━━━ MATERIAL
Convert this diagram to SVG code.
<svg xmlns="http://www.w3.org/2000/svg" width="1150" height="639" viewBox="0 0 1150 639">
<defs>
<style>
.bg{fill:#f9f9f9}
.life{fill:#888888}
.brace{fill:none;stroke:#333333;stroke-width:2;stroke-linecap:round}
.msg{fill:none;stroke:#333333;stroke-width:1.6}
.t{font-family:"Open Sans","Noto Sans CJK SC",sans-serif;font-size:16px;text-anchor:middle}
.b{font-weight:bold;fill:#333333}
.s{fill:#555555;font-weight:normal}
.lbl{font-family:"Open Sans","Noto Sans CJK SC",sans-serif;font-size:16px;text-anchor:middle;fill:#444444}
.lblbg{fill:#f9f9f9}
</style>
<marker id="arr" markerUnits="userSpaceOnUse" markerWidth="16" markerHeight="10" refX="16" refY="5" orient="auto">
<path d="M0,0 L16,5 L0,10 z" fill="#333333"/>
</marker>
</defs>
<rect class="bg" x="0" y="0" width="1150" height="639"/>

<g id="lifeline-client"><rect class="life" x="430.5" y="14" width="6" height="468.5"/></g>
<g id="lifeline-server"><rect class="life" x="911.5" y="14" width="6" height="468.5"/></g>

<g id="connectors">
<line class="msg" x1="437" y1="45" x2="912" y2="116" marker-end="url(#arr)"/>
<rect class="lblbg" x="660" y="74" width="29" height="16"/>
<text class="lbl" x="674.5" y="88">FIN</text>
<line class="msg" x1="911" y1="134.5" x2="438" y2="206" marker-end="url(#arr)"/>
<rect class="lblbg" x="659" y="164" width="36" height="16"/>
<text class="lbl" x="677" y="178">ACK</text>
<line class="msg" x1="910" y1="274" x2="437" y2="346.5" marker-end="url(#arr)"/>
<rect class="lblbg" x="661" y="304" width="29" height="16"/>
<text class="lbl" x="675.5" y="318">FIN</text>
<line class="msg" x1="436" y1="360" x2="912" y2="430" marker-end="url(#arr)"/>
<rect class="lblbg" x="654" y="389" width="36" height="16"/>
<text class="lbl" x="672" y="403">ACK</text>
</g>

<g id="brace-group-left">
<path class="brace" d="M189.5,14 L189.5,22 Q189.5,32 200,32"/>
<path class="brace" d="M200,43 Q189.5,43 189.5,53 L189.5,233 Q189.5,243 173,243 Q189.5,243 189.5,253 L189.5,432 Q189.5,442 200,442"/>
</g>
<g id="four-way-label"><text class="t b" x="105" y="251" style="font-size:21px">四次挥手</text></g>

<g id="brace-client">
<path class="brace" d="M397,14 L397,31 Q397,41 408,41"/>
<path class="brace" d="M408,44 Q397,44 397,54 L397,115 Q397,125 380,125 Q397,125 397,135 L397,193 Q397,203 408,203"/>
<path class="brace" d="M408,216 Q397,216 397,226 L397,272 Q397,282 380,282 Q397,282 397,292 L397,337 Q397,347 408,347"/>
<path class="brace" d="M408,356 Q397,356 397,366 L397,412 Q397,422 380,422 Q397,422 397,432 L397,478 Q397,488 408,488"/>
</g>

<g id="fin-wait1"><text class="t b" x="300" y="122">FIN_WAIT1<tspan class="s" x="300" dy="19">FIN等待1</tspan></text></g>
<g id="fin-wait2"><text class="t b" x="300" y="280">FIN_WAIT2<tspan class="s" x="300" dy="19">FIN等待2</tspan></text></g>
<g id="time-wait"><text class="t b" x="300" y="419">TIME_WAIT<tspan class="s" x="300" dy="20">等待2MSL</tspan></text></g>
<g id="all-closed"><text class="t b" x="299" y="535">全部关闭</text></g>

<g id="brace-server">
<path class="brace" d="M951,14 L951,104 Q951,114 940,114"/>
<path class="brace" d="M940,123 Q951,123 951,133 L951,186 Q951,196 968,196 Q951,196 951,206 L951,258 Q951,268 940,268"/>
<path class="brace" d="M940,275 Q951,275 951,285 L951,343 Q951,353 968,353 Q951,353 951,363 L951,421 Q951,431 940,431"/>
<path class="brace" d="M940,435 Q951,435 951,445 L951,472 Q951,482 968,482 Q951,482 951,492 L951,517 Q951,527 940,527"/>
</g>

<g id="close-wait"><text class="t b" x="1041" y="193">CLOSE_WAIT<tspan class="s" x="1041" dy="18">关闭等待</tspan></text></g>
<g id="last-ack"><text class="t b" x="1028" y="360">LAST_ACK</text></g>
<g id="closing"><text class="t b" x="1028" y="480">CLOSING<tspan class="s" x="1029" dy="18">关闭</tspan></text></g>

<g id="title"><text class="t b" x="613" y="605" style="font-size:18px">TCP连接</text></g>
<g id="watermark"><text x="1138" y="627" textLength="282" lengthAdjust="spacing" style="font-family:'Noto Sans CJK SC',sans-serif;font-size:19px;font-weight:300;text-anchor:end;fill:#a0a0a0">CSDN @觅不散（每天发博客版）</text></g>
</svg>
━━━━━━
▶ _SHORT PROBLEM_
Reproduce the data shown above exactly.

▶ _ANSWER TO THE PROBLEM_
Convert this diagram to SVG code.
<svg xmlns="http://www.w3.org/2000/svg" width="1150" height="639" viewBox="0 0 1150 639">
<defs>
<style>
.bg{fill:#f9f9f9}
.life{fill:#888888}
.brace{fill:none;stroke:#333333;stroke-width:2;stroke-linecap:round}
.msg{fill:none;stroke:#333333;stroke-width:1.6}
.t{font-family:"Open Sans","Noto Sans CJK SC",sans-serif;font-size:16px;text-anchor:middle}
.b{font-weight:bold;fill:#333333}
.s{fill:#555555;font-weight:normal}
.lbl{font-family:"Open Sans","Noto Sans CJK SC",sans-serif;font-size:16px;text-anchor:middle;fill:#444444}
.lblbg{fill:#f9f9f9}
</style>
<marker id="arr" markerUnits="userSpaceOnUse" markerWidth="16" markerHeight="10" refX="16" refY="5" orient="auto">
<path d="M0,0 L16,5 L0,10 z" fill="#333333"/>
</marker>
</defs>
<rect class="bg" x="0" y="0" width="1150" height="639"/>

<g id="lifeline-client"><rect class="life" x="430.5" y="14" width="6" height="468.5"/></g>
<g id="lifeline-server"><rect class="life" x="911.5" y="14" width="6" height="468.5"/></g>

<g id="connectors">
<line class="msg" x1="437" y1="45" x2="912" y2="116" marker-end="url(#arr)"/>
<rect class="lblbg" x="660" y="74" width="29" height="16"/>
<text class="lbl" x="674.5" y="88">FIN</text>
<line class="msg" x1="911" y1="134.5" x2="438" y2="206" marker-end="url(#arr)"/>
<rect class="lblbg" x="659" y="164" width="36" height="16"/>
<text class="lbl" x="677" y="178">ACK</text>
<line class="msg" x1="910" y1="274" x2="437" y2="346.5" marker-end="url(#arr)"/>
<rect class="lblbg" x="661" y="304" width="29" height="16"/>
<text class="lbl" x="675.5" y="318">FIN</text>
<line class="msg" x1="436" y1="360" x2="912" y2="430" marker-end="url(#arr)"/>
<rect class="lblbg" x="654" y="389" width="36" height="16"/>
<text class="lbl" x="672" y="403">ACK</text>
</g>

<g id="brace-group-left">
<path class="brace" d="M189.5,14 L189.5,22 Q189.5,32 200,32"/>
<path class="brace" d="M200,43 Q189.5,43 189.5,53 L189.5,233 Q189.5,243 173,243 Q189.5,243 189.5,253 L189.5,432 Q189.5,442 200,442"/>
</g>
<g id="four-way-label"><text class="t b" x="105" y="251" style="font-size:21px">四次挥手</text></g>

<g id="brace-client">
<path class="brace" d="M397,14 L397,31 Q397,41 408,41"/>
<path class="brace" d="M408,44 Q397,44 397,54 L397,115 Q397,125 380,125 Q397,125 397,135 L397,193 Q397,203 408,203"/>
<path class="brace" d="M408,216 Q397,216 397,226 L397,272 Q397,282 380,282 Q397,282 397,292 L397,337 Q397,347 408,347"/>
<path class="brace" d="M408,356 Q397,356 397,366 L397,412 Q397,422 380,422 Q397,422 397,432 L397,478 Q397,488 408,488"/>
</g>

<g id="fin-wait1"><text class="t b" x="300" y="122">FIN_WAIT1<tspan class="s" x="300" dy="19">FIN等待1</tspan></text></g>
<g id="fin-wait2"><text class="t b" x="300" y="280">FIN_WAIT2<tspan class="s" x="300" dy="19">FIN等待2</tspan></text></g>
<g id="time-wait"><text class="t b" x="300" y="419">TIME_WAIT<tspan class="s" x="300" dy="20">等待2MSL</tspan></text></g>
<g id="all-closed"><text class="t b" x="299" y="535">全部关闭</text></g>

<g id="brace-server">
<path class="brace" d="M951,14 L951,104 Q951,114 940,114"/>
<path class="brace" d="M940,123 Q951,123 951,133 L951,186 Q951,196 968,196 Q951,196 951,206 L951,258 Q951,268 940,268"/>
<path class="brace" d="M940,275 Q951,275 951,285 L951,343 Q951,353 968,353 Q951,353 951,363 L951,421 Q951,431 940,431"/>
<path class="brace" d="M940,435 Q951,435 951,445 L951,472 Q951,482 968,482 Q951,482 951,492 L951,517 Q951,527 940,527"/>
</g>

<g id="close-wait"><text class="t b" x="1041" y="193">CLOSE_WAIT<tspan class="s" x="1041" dy="18">关闭等待</tspan></text></g>
<g id="last-ack"><text class="t b" x="1028" y="360">LAST_ACK</text></g>
<g id="closing"><text class="t b" x="1028" y="480">CLOSING<tspan class="s" x="1029" dy="18">关闭</tspan></text></g>

<g id="title"><text class="t b" x="613" y="605" style="font-size:18px">TCP连接</text></g>
<g id="watermark"><text x="1138" y="627" textLength="282" lengthAdjust="spacing" style="font-family:'Noto Sans CJK SC',sans-serif;font-size:19px;font-weight:300;text-anchor:end;fill:#a0a0a0">CSDN @觅不散（每天发博客版）</text></g>
</svg>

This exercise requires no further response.